Wenn die neue griechische Regierung bei diesen Strukturmaßnahmen, deren fiskalische Kosten vergleichsweise gering sein dürften, glaubwürdig und beherzt vorankommt, dann könnte die EU Griechenland bei der Haushaltskonsolidierung etwas mehr Zeit einräumen. Denn die seinerzeitigen Prognosen über die wirtschaftliche Entwicklung Griechenlands waren unrealistisch optimistisch und die Abwärtsspirale aus Konsolidierung und Rezession noch zu verstärken, wäre ökonomisch unvernünftig und politisch höchst brisant. Die erschreckend hohe (Jugend-)Arbeitslosigkeit birgt schon jetzt sozialen Sprengstoff.

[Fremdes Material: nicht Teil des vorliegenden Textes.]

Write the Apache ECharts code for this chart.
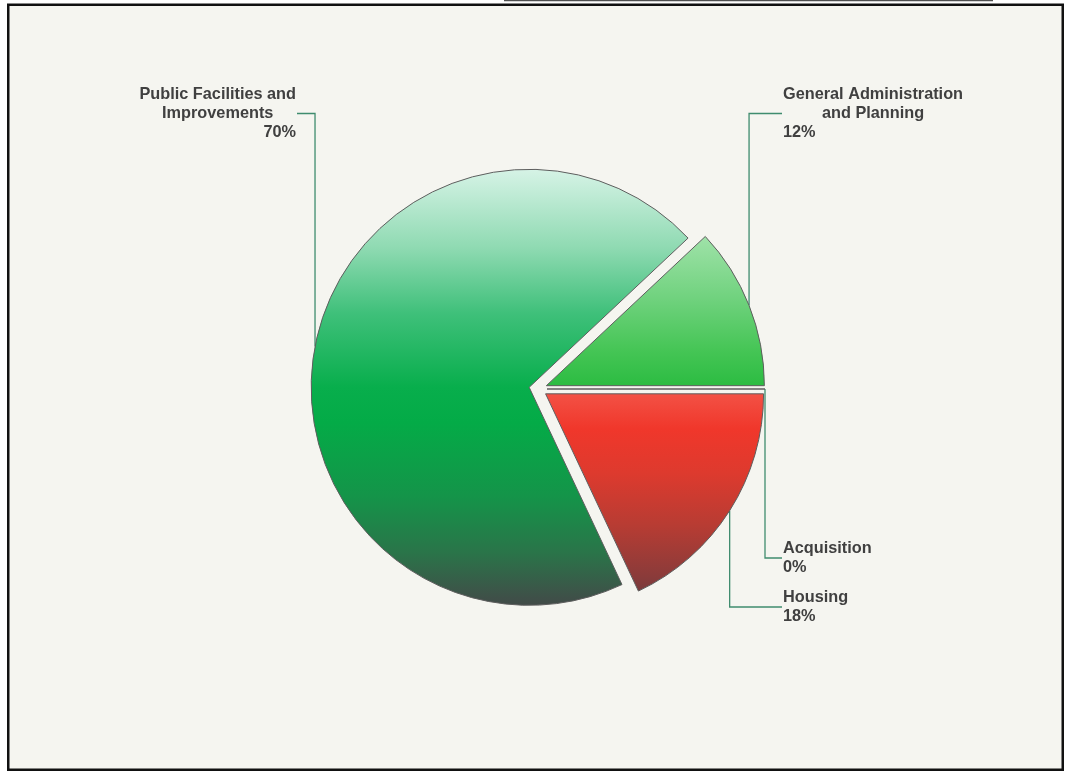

Ein Austritt aus der Währungsunion ("Grexit") hätte für Griechenland verheerende Folgen und kostete die übrigen Euro-Länder sehr viel Geld. Nach Schätzungen fiele das griechische Bruttoinlandsprodukt mindestens um weitere 20 Prozent, Inflation und Arbeitslosigkeit stiegen um jeweils rund 30 Prozent. Zwar wertete eine neue Drachme beträchtlich ab, jedoch dürfte eine daraufhin wohl unweigerlich einsetzende Lohn-Preis-Spirale den abwertungsbedingten internationalen Wettbewerbsvorteil alsbald reduzieren. Außerdem wird Europa Griechenland nicht einfach seinem Schicksal überlassen, sondern aus guten Gründen weiterhin helfen wollen, denn Europa ist bis zu einem gewissen Grad eine Solidargemeinschaft. Die Kosten eines Austritts Griechenlands sind für die Euro-Zone ebenfalls immens, nämlich unter anderem in Form von Abschreibungen bei den (Target-)Verbindlichkeiten Griechenlands und bei griechischen Staatsanleihen im Besitz europäischer Banken. Mindestens ebenso gravierend wiegen mögliche Ansteckungseffekte auf Spanien und Italien mit schwer kalkulierbaren Konsequenzen. So teuer es wird, der Verbleib Griechenlands in der Währungsunion stellt sich mithin wohl als die etwas weniger riskante Option dar.